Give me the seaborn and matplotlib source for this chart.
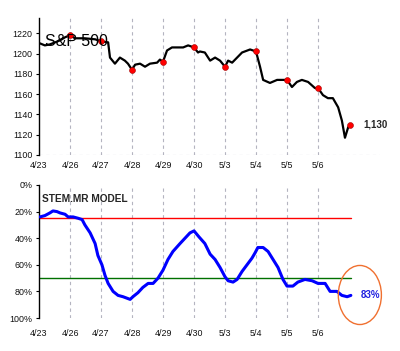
import matplotlib
matplotlib.use("Agg")
import matplotlib.pyplot as plt
import seaborn as sns
import pandas as pd
from matplotlib.patches import Ellipse

# ---- data ----
days = ["4/23", "4/26", "4/27", "4/28", "4/29", "4/30", "5/3", "5/4", "5/5", "5/6"]

spx_t = [0.03, 0.19, 0.35, 0.52, 0.68, 0.84, 1.0, 1.16, 1.48, 1.81, 2.0, 2.23, 2.29, 2.45,
         2.61, 2.77, 2.87, 3.0, 3.10, 3.26, 3.42, 3.58, 3.81, 3.90, 4.0, 4.13, 4.29, 4.65,
         4.81, 5.0, 5.13, 5.19, 5.35, 5.52, 5.68, 5.84, 6.0, 6.10, 6.23, 6.39, 6.55, 6.81,
         7.0, 7.13, 7.23, 7.45, 7.68, 7.87, 8.0, 8.16, 8.32, 8.48, 8.68, 8.90, 9.0, 9.16,
         9.32, 9.48, 9.65, 9.77, 9.87, 9.97, 10.03]
spx_v = [1210, 1208, 1209, 1211, 1213, 1216, 1218, 1215, 1215, 1214, 1212, 1211, 1196, 1190,
         1196, 1193, 1190, 1184, 1189, 1190, 1187, 1190, 1191, 1194, 1192, 1203, 1206, 1206,
         1208, 1206, 1201, 1202, 1201, 1193, 1196, 1193, 1187, 1193, 1191, 1196, 1201, 1204,
         1202, 1187, 1174, 1171, 1174, 1174, 1174, 1167, 1172, 1174, 1172, 1166, 1166, 1159,
         1156, 1156, 1147, 1134, 1117, 1127, 1130]

close_t = [1, 2, 3, 4, 5, 6, 7, 8, 9, 10.03]
close_v = [1218, 1212, 1184, 1192, 1206, 1187, 1202, 1174, 1166, 1130]

mdl_t = [0.03, 0.19, 0.35, 0.45, 0.58, 0.68, 0.84, 0.94, 1.10, 1.26, 1.39, 1.48, 1.65, 1.81,
         1.90, 2.03, 2.13, 2.23, 2.39, 2.55, 2.71, 2.94, 3.03, 3.19, 3.35, 3.52, 3.68, 3.84,
         4.0, 4.16, 4.32, 4.55, 4.71, 4.87, 5.0, 5.16, 5.35, 5.52, 5.68, 5.84, 6.0, 6.10,
         6.26, 6.39, 6.55, 6.71, 6.87, 6.97, 7.06, 7.23, 7.39, 7.55, 7.71, 7.87, 8.0, 8.19,
         8.35, 8.58, 8.81, 9.0, 9.23, 9.39, 9.61, 9.77, 9.94, 10.06]
mdl_v = [24, 23, 21, 19.5, 20, 21, 22, 24, 24, 25, 26, 30, 36, 44,
         53, 60, 68, 74, 80, 83, 84, 86, 84, 81, 77, 74, 74, 70,
         64, 56, 50, 44, 40, 36, 34.5, 39, 44, 52, 56, 62, 69, 72,
         73, 71, 65, 60, 55, 51, 47, 47, 50, 56, 62, 71, 76, 76,
         73, 71, 72, 74, 74, 80, 80, 83, 84, 83]

upper_level = 25
lower_level = 70
last_close_label = "1,130"
last_model_label = "83%"

# ---- style ----
sns.set_style("white")
plt.rcParams["font.family"] = ["Liberation Sans", "DejaVu Sans"]

fig = plt.figure(figsize=(4.0, 3.51), dpi=100)
W, H = 400.0, 351.0
x0, x1 = 39, 380

ax1 = fig.add_axes([x0 / W, 1 - 155 / H, (x1 - x0) / W, (155 - 18) / H])
ax2 = fig.add_axes([x0 / W, 1 - 318 / H, (x1 - x0) / W, (318 - 185) / H])

grid_kw = dict(color="#b4b4c0", lw=0.8, ls=(0, (3, 3)), zorder=0)

# ---- top panel ----
df1 = pd.DataFrame({"t": spx_t, "v": spx_v})
df1c = pd.DataFrame({"t": close_t, "v": close_v})
for i in range(1, len(days)):
    ax1.axvline(i, **grid_kw)
ax1.axhline(1100, **grid_kw)
sns.lineplot(data=df1, x="t", y="v", ax=ax1, color="black", lw=1.6, zorder=3)
sns.scatterplot(data=df1c, x="t", y="v", ax=ax1, color="#ff0000", s=18,
                edgecolor="#a00000", linewidth=0.4, zorder=4)
ax1.set_xlim(0, 11)
ax1.set_ylim(1100, 1235)
ax1.set_yticks([1100, 1120, 1140, 1160, 1180, 1200, 1220])
ax1.set_xticks(range(len(days)))
ax1.set_xticklabels(days)
ax1.text(0.19, 1212, "S&P 500", fontsize=11.5, color="black", va="center", ha="left", zorder=5)
ax1.text(10.84, 1130, last_close_label, fontsize=7, fontweight="bold", va="center", ha="center")

# ---- bottom panel ----
df2 = pd.DataFrame({"t": mdl_t, "v": mdl_v})
for i in range(1, len(days)):
    ax2.axvline(i, **grid_kw)
ax2.plot([0, 10.06], [upper_level, upper_level], color="#ff0000", lw=1.0, zorder=2)
ax2.plot([0, 10.06], [lower_level, lower_level], color="#007000", lw=1.0, zorder=2)
sns.lineplot(data=df2, x="t", y="v", ax=ax2, color="#0000ff", lw=2.2, zorder=3)
ax2.set_xlim(0, 11)
ax2.set_ylim(100, 0)
ax2.set_yticks([0, 20, 40, 60, 80, 100])
ax2.set_yticklabels(["0%", "20%", "40%", "60%", "80%", "100%"])
ax2.set_xticks(range(len(days)))
ax2.set_xticklabels(days)
ax2.text(0.1, 10.5, "STEM.MR MODEL", fontsize=7.3, fontweight="bold", va="center", ha="left")
ax2.add_patch(Ellipse((10.35, 82.7), 1.39, 44.4, fill=False, edgecolor="#f07030",
                      lw=1.0, clip_on=False, zorder=5))
ax2.text(10.68, 82.7, last_model_label, fontsize=7, fontweight="bold", color="#2020e0",
         va="center", ha="center")

for ax, pad in ((ax1, 4.0), (ax2, 8.0)):
    ax.set_xlabel("")
    ax.set_ylabel("")
    for s in ("top", "right", "bottom"):
        ax.spines[s].set_visible(False)
    ax.spines["left"].set_color("black")
    ax.spines["left"].set_linewidth(1.0)
    ax.tick_params(axis="y", which="both", left=True, length=2.5, width=0.8,
                   color="black", labelsize=6.4, pad=2.0, labelcolor="#111111")
    ax.tick_params(axis="x", which="both", bottom=False, length=0, labelsize=6.4, pad=pad,
                   labelcolor="#111111")
    ax.patch.set_alpha(0)

fig.savefig("out.png", dpi=100)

* [STATED EXERCISE]
Leave the pictures out, and print every line of the listing exactly as written.

* [RIGHT ANSWER]
Give me the seaborn and matplotlib source for this chart.
import matplotlib
matplotlib.use("Agg")
import matplotlib.pyplot as plt
import seaborn as sns
import pandas as pd
from matplotlib.patches import Ellipse

# ---- data ----
days = ["4/23", "4/26", "4/27", "4/28", "4/29", "4/30", "5/3", "5/4", "5/5", "5/6"]

spx_t = [0.03, 0.19, 0.35, 0.52, 0.68, 0.84, 1.0, 1.16, 1.48, 1.81, 2.0, 2.23, 2.29, 2.45,
         2.61, 2.77, 2.87, 3.0, 3.10, 3.26, 3.42, 3.58, 3.81, 3.90, 4.0, 4.13, 4.29, 4.65,
         4.81, 5.0, 5.13, 5.19, 5.35, 5.52, 5.68, 5.84, 6.0, 6.10, 6.23, 6.39, 6.55, 6.81,
         7.0, 7.13, 7.23, 7.45, 7.68, 7.87, 8.0, 8.16, 8.32, 8.48, 8.68, 8.90, 9.0, 9.16,
         9.32, 9.48, 9.65, 9.77, 9.87, 9.97, 10.03]
spx_v = [1210, 1208, 1209, 1211, 1213, 1216, 1218, 1215, 1215, 1214, 1212, 1211, 1196, 1190,
         1196, 1193, 1190, 1184, 1189, 1190, 1187, 1190, 1191, 1194, 1192, 1203, 1206, 1206,
         1208, 1206, 1201, 1202, 1201, 1193, 1196, 1193, 1187, 1193, 1191, 1196, 1201, 1204,
         1202, 1187, 1174, 1171, 1174, 1174, 1174, 1167, 1172, 1174, 1172, 1166, 1166, 1159,
         1156, 1156, 1147, 1134, 1117, 1127, 1130]

close_t = [1, 2, 3, 4, 5, 6, 7, 8, 9, 10.03]
close_v = [1218, 1212, 1184, 1192, 1206, 1187, 1202, 1174, 1166, 1130]

mdl_t = [0.03, 0.19, 0.35, 0.45, 0.58, 0.68, 0.84, 0.94, 1.10, 1.26, 1.39, 1.48, 1.65, 1.81,
         1.90, 2.03, 2.13, 2.23, 2.39, 2.55, 2.71, 2.94, 3.03, 3.19, 3.35, 3.52, 3.68, 3.84,
         4.0, 4.16, 4.32, 4.55, 4.71, 4.87, 5.0, 5.16, 5.35, 5.52, 5.68, 5.84, 6.0, 6.10,
         6.26, 6.39, 6.55, 6.71, 6.87, 6.97, 7.06, 7.23, 7.39, 7.55, 7.71, 7.87, 8.0, 8.19,
         8.35, 8.58, 8.81, 9.0, 9.23, 9.39, 9.61, 9.77, 9.94, 10.06]
mdl_v = [24, 23, 21, 19.5, 20, 21, 22, 24, 24, 25, 26, 30, 36, 44,
         53, 60, 68, 74, 80, 83, 84, 86, 84, 81, 77, 74, 74, 70,
         64, 56, 50, 44, 40, 36, 34.5, 39, 44, 52, 56, 62, 69, 72,
         73, 71, 65, 60, 55, 51, 47, 47, 50, 56, 62, 71, 76, 76,
         73, 71, 72, 74, 74, 80, 80, 83, 84, 83]

upper_level = 25
lower_level = 70
last_close_label = "1,130"
last_model_label = "83%"

# ---- style ----
sns.set_style("white")
plt.rcParams["font.family"] = ["Liberation Sans", "DejaVu Sans"]

fig = plt.figure(figsize=(4.0, 3.51), dpi=100)
W, H = 400.0, 351.0
x0, x1 = 39, 380

ax1 = fig.add_axes([x0 / W, 1 - 155 / H, (x1 - x0) / W, (155 - 18) / H])
ax2 = fig.add_axes([x0 / W, 1 - 318 / H, (x1 - x0) / W, (318 - 185) / H])

grid_kw = dict(color="#b4b4c0", lw=0.8, ls=(0, (3, 3)), zorder=0)

# ---- top panel ----
df1 = pd.DataFrame({"t": spx_t, "v": spx_v})
df1c = pd.DataFrame({"t": close_t, "v": close_v})
for i in range(1, len(days)):
    ax1.axvline(i, **grid_kw)
ax1.axhline(1100, **grid_kw)
sns.lineplot(data=df1, x="t", y="v", ax=ax1, color="black", lw=1.6, zorder=3)
sns.scatterplot(data=df1c, x="t", y="v", ax=ax1, color="#ff0000", s=18,
                edgecolor="#a00000", linewidth=0.4, zorder=4)
ax1.set_xlim(0, 11)
ax1.set_ylim(1100, 1235)
ax1.set_yticks([1100, 1120, 1140, 1160, 1180, 1200, 1220])
ax1.set_xticks(range(len(days)))
ax1.set_xticklabels(days)
ax1.text(0.19, 1212, "S&P 500", fontsize=11.5, color="black", va="center", ha="left", zorder=5)
ax1.text(10.84, 1130, last_close_label, fontsize=7, fontweight="bold", va="center", ha="center")

# ---- bottom panel ----
df2 = pd.DataFrame({"t": mdl_t, "v": mdl_v})
for i in range(1, len(days)):
    ax2.axvline(i, **grid_kw)
ax2.plot([0, 10.06], [upper_level, upper_level], color="#ff0000", lw=1.0, zorder=2)
ax2.plot([0, 10.06], [lower_level, lower_level], color="#007000", lw=1.0, zorder=2)
sns.lineplot(data=df2, x="t", y="v", ax=ax2, color="#0000ff", lw=2.2, zorder=3)
ax2.set_xlim(0, 11)
ax2.set_ylim(100, 0)
ax2.set_yticks([0, 20, 40, 60, 80, 100])
ax2.set_yticklabels(["0%", "20%", "40%", "60%", "80%", "100%"])
ax2.set_xticks(range(len(days)))
ax2.set_xticklabels(days)
ax2.text(0.1, 10.5, "STEM.MR MODEL", fontsize=7.3, fontweight="bold", va="center", ha="left")
ax2.add_patch(Ellipse((10.35, 82.7), 1.39, 44.4, fill=False, edgecolor="#f07030",
                      lw=1.0, clip_on=False, zorder=5))
ax2.text(10.68, 82.7, last_model_label, fontsize=7, fontweight="bold", color="#2020e0",
         va="center", ha="center")

for ax, pad in ((ax1, 4.0), (ax2, 8.0)):
    ax.set_xlabel("")
    ax.set_ylabel("")
    for s in ("top", "right", "bottom"):
        ax.spines[s].set_visible(False)
    ax.spines["left"].set_color("black")
    ax.spines["left"].set_linewidth(1.0)
    ax.tick_params(axis="y", which="both", left=True, length=2.5, width=0.8,
                   color="black", labelsize=6.4, pad=2.0, labelcolor="#111111")
    ax.tick_params(axis="x", which="both", bottom=False, length=0, labelsize=6.4, pad=pad,
                   labelcolor="#111111")
    ax.patch.set_alpha(0)

fig.savefig("out.png", dpi=100)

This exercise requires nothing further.